— Goal —
Pictures are not part of the copy. Retype the lines from the first one through the line that contains "plt.rcParams['font.family'] = ['Lato', 'DejaVu".

··· Collected data ···

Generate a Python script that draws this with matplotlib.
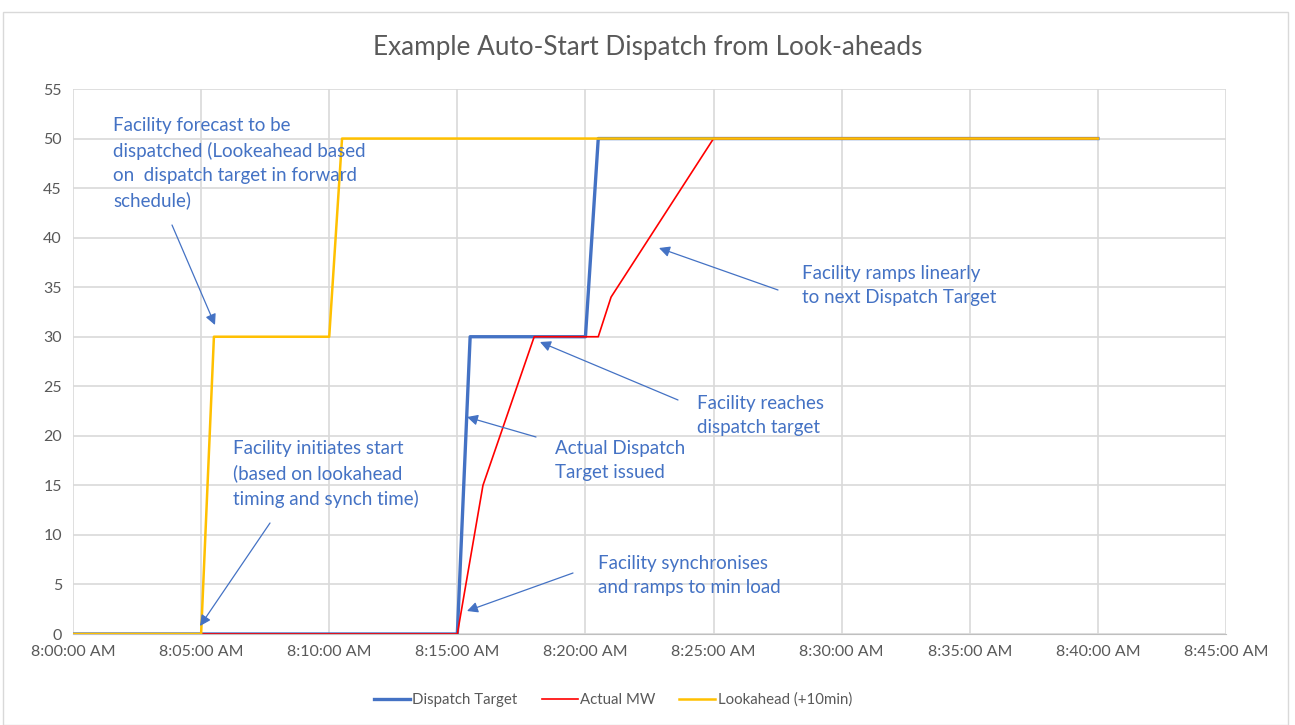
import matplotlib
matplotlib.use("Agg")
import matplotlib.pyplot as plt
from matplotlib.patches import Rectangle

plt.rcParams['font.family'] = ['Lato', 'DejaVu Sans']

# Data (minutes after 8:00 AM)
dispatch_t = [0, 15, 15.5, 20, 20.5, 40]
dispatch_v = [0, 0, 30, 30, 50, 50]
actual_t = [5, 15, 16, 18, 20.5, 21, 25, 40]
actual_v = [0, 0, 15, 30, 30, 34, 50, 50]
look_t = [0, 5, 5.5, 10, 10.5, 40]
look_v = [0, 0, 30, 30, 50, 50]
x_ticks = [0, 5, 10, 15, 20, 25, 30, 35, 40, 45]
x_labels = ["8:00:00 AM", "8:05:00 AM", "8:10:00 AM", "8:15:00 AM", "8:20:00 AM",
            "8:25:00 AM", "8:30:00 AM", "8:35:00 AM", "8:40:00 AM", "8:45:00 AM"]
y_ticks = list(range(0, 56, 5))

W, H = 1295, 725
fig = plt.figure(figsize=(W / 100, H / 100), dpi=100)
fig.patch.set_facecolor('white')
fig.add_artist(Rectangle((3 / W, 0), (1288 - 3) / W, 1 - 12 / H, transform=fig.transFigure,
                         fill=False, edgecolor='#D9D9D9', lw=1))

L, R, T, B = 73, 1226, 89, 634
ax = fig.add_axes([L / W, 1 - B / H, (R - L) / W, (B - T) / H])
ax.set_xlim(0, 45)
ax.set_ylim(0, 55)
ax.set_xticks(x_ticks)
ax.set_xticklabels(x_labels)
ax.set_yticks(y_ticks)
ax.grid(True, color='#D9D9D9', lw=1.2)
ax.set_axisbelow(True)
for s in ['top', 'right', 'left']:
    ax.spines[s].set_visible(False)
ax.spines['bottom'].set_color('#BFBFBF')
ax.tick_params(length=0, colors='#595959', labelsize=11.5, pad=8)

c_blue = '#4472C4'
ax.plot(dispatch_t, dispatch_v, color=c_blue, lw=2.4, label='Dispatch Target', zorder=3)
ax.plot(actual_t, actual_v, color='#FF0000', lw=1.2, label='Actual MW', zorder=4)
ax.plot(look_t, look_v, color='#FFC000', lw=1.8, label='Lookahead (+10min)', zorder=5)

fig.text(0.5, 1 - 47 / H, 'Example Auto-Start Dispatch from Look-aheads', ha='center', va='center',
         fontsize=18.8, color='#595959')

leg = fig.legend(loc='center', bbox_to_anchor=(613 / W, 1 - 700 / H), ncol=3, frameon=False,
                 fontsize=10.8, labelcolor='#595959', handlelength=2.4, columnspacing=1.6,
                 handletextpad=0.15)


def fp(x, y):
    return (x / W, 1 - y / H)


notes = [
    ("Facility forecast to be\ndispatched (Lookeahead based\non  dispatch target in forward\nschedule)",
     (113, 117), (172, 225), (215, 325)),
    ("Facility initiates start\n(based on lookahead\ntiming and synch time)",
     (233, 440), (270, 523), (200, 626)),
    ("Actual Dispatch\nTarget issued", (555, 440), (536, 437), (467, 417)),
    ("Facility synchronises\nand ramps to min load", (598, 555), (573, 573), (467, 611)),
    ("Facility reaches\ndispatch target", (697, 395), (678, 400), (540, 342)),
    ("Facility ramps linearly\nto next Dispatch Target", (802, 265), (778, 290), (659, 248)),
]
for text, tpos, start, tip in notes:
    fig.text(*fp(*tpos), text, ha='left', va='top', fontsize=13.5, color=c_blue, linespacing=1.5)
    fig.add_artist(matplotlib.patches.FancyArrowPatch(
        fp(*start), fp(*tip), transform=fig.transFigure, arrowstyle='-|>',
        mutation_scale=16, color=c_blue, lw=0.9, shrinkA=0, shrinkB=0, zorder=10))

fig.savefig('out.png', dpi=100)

···

— Expected answer —
Generate a Python script that draws this with matplotlib.
import matplotlib
matplotlib.use("Agg")
import matplotlib.pyplot as plt
from matplotlib.patches import Rectangle

plt.rcParams['font.family'] = ['Lato', 'DejaVu Sans']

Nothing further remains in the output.